The fact that the brokers were only party to the English proceedings was also dismissed as irrelevant to the analysis as they were relevant to the factual matrix of each dispute.

Commentary

The Court of Appeal were pragmatic in their approach to the assessment of the application of the Lugano Convention in the context of reinsurance placements. Lord Justice Thomas made reference to the very real commercial need to bring certainty to disputes arising in the course of international placements in the financial markets (to include insurance and reinsurance). He rightly noted that it would not be in the interests of "the proper working of these markets if disputes relating to the same issues on the same placement were determined by different tribunals" particularly as "the risk of irreconcilable judgments would be particularly damaging to financial markets, as it would give rise to uncertainty and impede the speedy resolution of disputes which is so important to the proper functioning and stability of those markets".

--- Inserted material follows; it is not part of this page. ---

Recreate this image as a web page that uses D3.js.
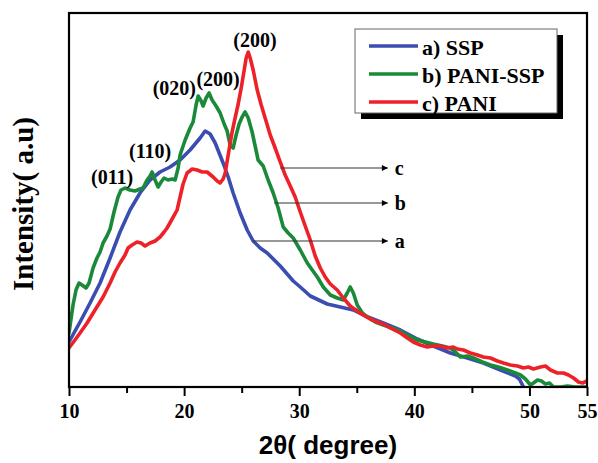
<!DOCTYPE html>
<html>
<head>
<meta charset="utf-8">
<script src="https://cdn.jsdelivr.net/npm/d3@7"></script>
<style>
  html, body { margin: 0; padding: 0; background: #fff; }
  svg { display: block; }
</style>
</head>
<body>
<svg id="chart" width="598" height="463"></svg>
<script>
// ---- data (2θ in degrees, intensity in arbitrary units) ----
const xTicksMajor = [10, 20, 30, 40, 50, 55];
const xTicksMinor = [15, 25, 35, 45];
const seriesNames = ["a) SSP", "b) PANI-SSP", "c) PANI"];
const seriesColors = ["#3a4db0", "#1a8a3a", "#ee2128"];

const ssp = [
  [10.0,45],[10.96,65],[11.83,84],[12.70,104],[13.57,129],[14.43,155],[15.30,177],
  [16.17,194],[17.04,207],[17.91,215],[18.78,220],[19.65,227],[20.52,237],[21.39,249],
  [21.83,256],[22.26,253],[22.70,244],[23.39,224],[23.83,210],[24.26,194],[24.87,174],
  [25.48,157],[26.0,146],[26.61,139],[27.22,134],[28.35,121],[29.48,106],[30.09,100],
  [30.96,91],[32.43,83],[33.57,80],[34.70,77],[35.74,71],[37.30,64],[38.78,57],
  [40.26,48],[41.65,41],[43.13,34],[44.61,29],[46.0,24],[47.48,17],[48.78,11],
  [49.13,8],[49.48,0]
];

const paniSsp = [
  [10.0,54],[10.35,82],[10.61,97],[10.87,104],[11.13,102],[11.48,99],[11.74,104],
  [12.09,119],[12.43,129],[12.70,135],[12.96,144],[13.30,151],[13.57,158],[13.91,175],
  [14.26,190],[14.52,197],[14.87,199],[15.30,197],[15.74,196],[16.17,198],[16.43,199],
  [16.78,207],[17.04,211],[17.22,215],[17.48,207],[17.74,200],[18.0,205],[18.26,209],
  [18.61,207],[18.96,208],[19.22,207],[19.48,219],[19.65,232],[20.09,247],[20.52,259],
  [20.78,265],[21.04,282],[21.22,291],[21.48,286],[21.65,281],[21.91,289],[22.17,294],
  [22.43,287],[22.78,281],[23.13,274],[23.48,263],[23.74,256],[24.0,242],[24.26,239],
  [24.52,252],[24.78,263],[25.04,270],[25.30,275],[25.57,269],[25.91,255],[26.17,241],
  [26.43,227],[26.87,221],[27.30,207],[27.74,194],[28.17,179],[28.61,160],[29.04,154],
  [29.48,149],[30.09,137],[30.70,124],[31.13,117],[31.57,110],[32.09,100],[32.70,92],
  [33.30,89],[33.83,87],[34.17,94],[34.43,100],[34.70,94],[35.04,82],[35.48,74],
  [35.91,70],[36.61,65],[37.30,62],[38.09,59],[38.78,56],[39.48,51],[40.26,47],
  [40.96,45],[41.65,43],[42.43,41],[43.13,39],[43.57,35],[44.0,30],[44.61,31],
  [45.13,29],[45.91,25],[46.61,22],[47.30,20],[48.09,17],[48.78,14],[49.22,12],
  [49.65,8],[50.09,2],[50.35,4],[50.70,7],[51.04,6],[51.39,3],[51.74,4],[52.09,0],
  [52.70,0],[53.30,1],[54.0,0],[55.0,0]
];

const pani = [
  [10.0,39],[10.52,47],[10.96,54],[11.57,64],[12.26,77],[12.96,90],[13.57,104],
  [14.0,115],[14.43,124],[14.87,132],[15.13,139],[15.48,142],[15.91,145],[16.26,144],
  [16.61,141],[17.04,144],[17.48,146],[17.91,150],[18.26,155],[18.52,159],[18.96,168],
  [19.39,177],[19.65,190],[19.91,203],[20.26,214],[20.70,218],[21.13,217],[21.57,215],
  [22.0,215],[22.52,210],[22.87,206],[23.13,204],[23.39,208],[23.57,214],[23.83,232],
  [24.17,255],[24.43,269],[24.70,283],[24.96,299],[25.22,317],[25.39,329],[25.57,335],
  [25.74,329],[26.0,317],[26.35,297],[26.70,282],[27.04,269],[27.48,252],[27.91,239],
  [28.35,225],[28.78,212],[29.22,201],[29.65,190],[30.09,175],[30.52,161],[30.96,147],
  [31.39,131],[31.83,119],[32.26,110],[32.70,103],[33.30,97],[33.83,89],[34.43,81],
  [35.04,76],[35.57,72],[36.17,68],[36.78,65],[37.30,63],[37.91,59],[38.78,54],
  [39.39,49],[39.91,45],[40.52,42],[41.13,40],[41.65,41],[42.26,41],[42.87,39],
  [43.39,40],[43.74,38],[44.26,37],[44.87,34],[45.48,32],[46.0,30],[46.61,29],
  [47.22,26],[47.74,24],[48.35,22],[48.96,21],[49.48,19],[49.91,20],[50.35,18],
  [50.96,20],[51.39,21],[51.83,17],[52.43,14],[52.96,14],[53.39,12],[53.83,9],
  [54.26,5],[54.61,4],[55.0,6]
];

// peak labels: [2θ, intensity at label baseline, text]
const peakLabels = [
  [26.15, 340, "(200)"],
  [19.15, 292, "(020)"],
  [22.95, 301, "(200)"],
  [17.05, 229, "(110)"],
  [13.75, 203, "(011)"]
];
// annotation arrows: [start 2θ, intensity, end 2θ, label]
const arrows = [
  [28.35, 219, 37.7, "c"],
  [27.83, 184, 37.7, "b"],
  [26.0, 146, 37.7, "a"]
];

// ---- layout ----
const svg = d3.select("#chart");
const L = 69, R = 587, T = 13, B = 387;
const x = d3.scaleLinear().domain([10, 55]).range([L, R]);
const y = d3.scaleLinear().domain([0, 374]).range([B, T]);
const serif = "'Liberation Serif','Times New Roman',serif";
const sans = "'Liberation Sans',Arial,sans-serif";

svg.append("defs").append("clipPath").attr("id", "clip")
  .append("rect").attr("x", L).attr("y", T).attr("width", R - L).attr("height", B - T);

// curves
const line = d3.line().x(d => x(d[0])).y(d => y(d[1]));
const data = [ssp, paniSsp, pani];
const g = svg.append("g").attr("clip-path", "url(#clip)");
data.forEach((s, i) => {
  g.append("path").datum(s).attr("d", line)
    .attr("fill", "none").attr("stroke", seriesColors[i])
    .attr("stroke-width", 3.6).attr("stroke-linejoin", "round").attr("stroke-linecap", "round");
});

// frame
svg.append("rect").attr("x", L).attr("y", T).attr("width", R - L).attr("height", B - T)
  .attr("fill", "none").attr("stroke", "#000").attr("stroke-width", 2.2);

// x axis
const xAxis = d3.axisBottom(x).tickValues(xTicksMajor).tickSize(9).tickPadding(8)
  .tickFormat(d3.format("d"));
const ax = svg.append("g").attr("transform", `translate(0,${B})`).call(xAxis);
ax.select(".domain").remove();
ax.selectAll(".tick line").attr("stroke", "#000").attr("stroke-width", 2);
ax.selectAll(".tick text").attr("font-family", serif).attr("font-weight", "bold")
  .attr("font-size", 20).attr("fill", "#000").attr("dy", "0.71em");
const axm = svg.append("g").attr("transform", `translate(0,${B})`)
  .call(d3.axisBottom(x).tickValues(xTicksMinor).tickSize(6).tickFormat(""));
axm.select(".domain").remove();
axm.selectAll(".tick line").attr("stroke", "#000").attr("stroke-width", 2);

// axis titles
svg.append("text").attr("x", (L + R) / 2).attr("y", 454).attr("text-anchor", "middle")
  .attr("font-family", sans).attr("font-weight", "bold").attr("font-size", 26)
  .attr("fill", "#000").text("2θ( degree)");
svg.append("text").attr("transform", "translate(33,204) rotate(-90)")
  .attr("text-anchor", "middle").attr("font-family", serif).attr("font-weight", "bold")
  .attr("font-size", 29).attr("fill", "#000").text("Intensity( a.u)");

// peak labels
svg.append("g").selectAll("text").data(peakLabels).join("text")
  .attr("x", d => x(d[0])).attr("y", d => y(d[1])).attr("text-anchor", "middle")
  .attr("font-family", serif).attr("font-weight", "bold").attr("font-size", 20)
  .attr("fill", "#000").text(d => d[2]);

// arrows
svg.select("defs").append("marker").attr("id", "arr").attr("viewBox", "0 0 10 10")
  .attr("refX", 10).attr("refY", 5).attr("markerWidth", 10).attr("markerHeight", 6)
  .attr("markerUnits", "userSpaceOnUse").attr("orient", "auto")
  .append("path").attr("d", "M0,0L10,5L0,10Z").attr("fill", "#000");
const ag = svg.append("g");
arrows.forEach(a => {
  ag.append("line").attr("x1", x(a[0])).attr("x2", x(a[2]))
    .attr("y1", y(a[1])).attr("y2", y(a[1]))
    .attr("stroke", "#333").attr("stroke-width", 1.2).attr("marker-end", "url(#arr)");
  ag.append("text").attr("x", x(a[2]) + 7).attr("y", y(a[1]) + 7)
    .attr("font-family", serif).attr("font-weight", "bold").attr("font-size", 20)
    .attr("fill", "#000").text(a[3]);
});

// legend
const lg = svg.append("g");
lg.append("rect").attr("x", 361).attr("y", 35).attr("width", 202).attr("height", 84).attr("fill", "#000");
lg.append("rect").attr("x", 355).attr("y", 29).attr("width", 202).attr("height", 84)
  .attr("fill", "#fff").attr("stroke", "#666").attr("stroke-width", 1);
seriesNames.forEach((n, i) => {
  const yy = 46 + i * 28;
  lg.append("line").attr("x1", 369).attr("x2", 418).attr("y1", yy).attr("y2", yy)
    .attr("stroke", seriesColors[i]).attr("stroke-width", 3.6);
  lg.append("text").attr("x", 422).attr("y", yy + 8.5)
    .attr("font-family", serif).attr("font-weight", "bold").attr("font-size", 22)
    .attr("fill", "#000").text(n);
});
</script>
</body>
</html>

The approach taken by the Court of Appeal confirms a wider approach generally to London market placements. The English Courts, and particularly the Commercial Court in London are conscious that they have considerable experience and expertise in London market insurance and reinsurance disputes. Their starting point and inclination is more and more towards a finding that English law governs such disputes, and that they should exercise jurisdiction over them.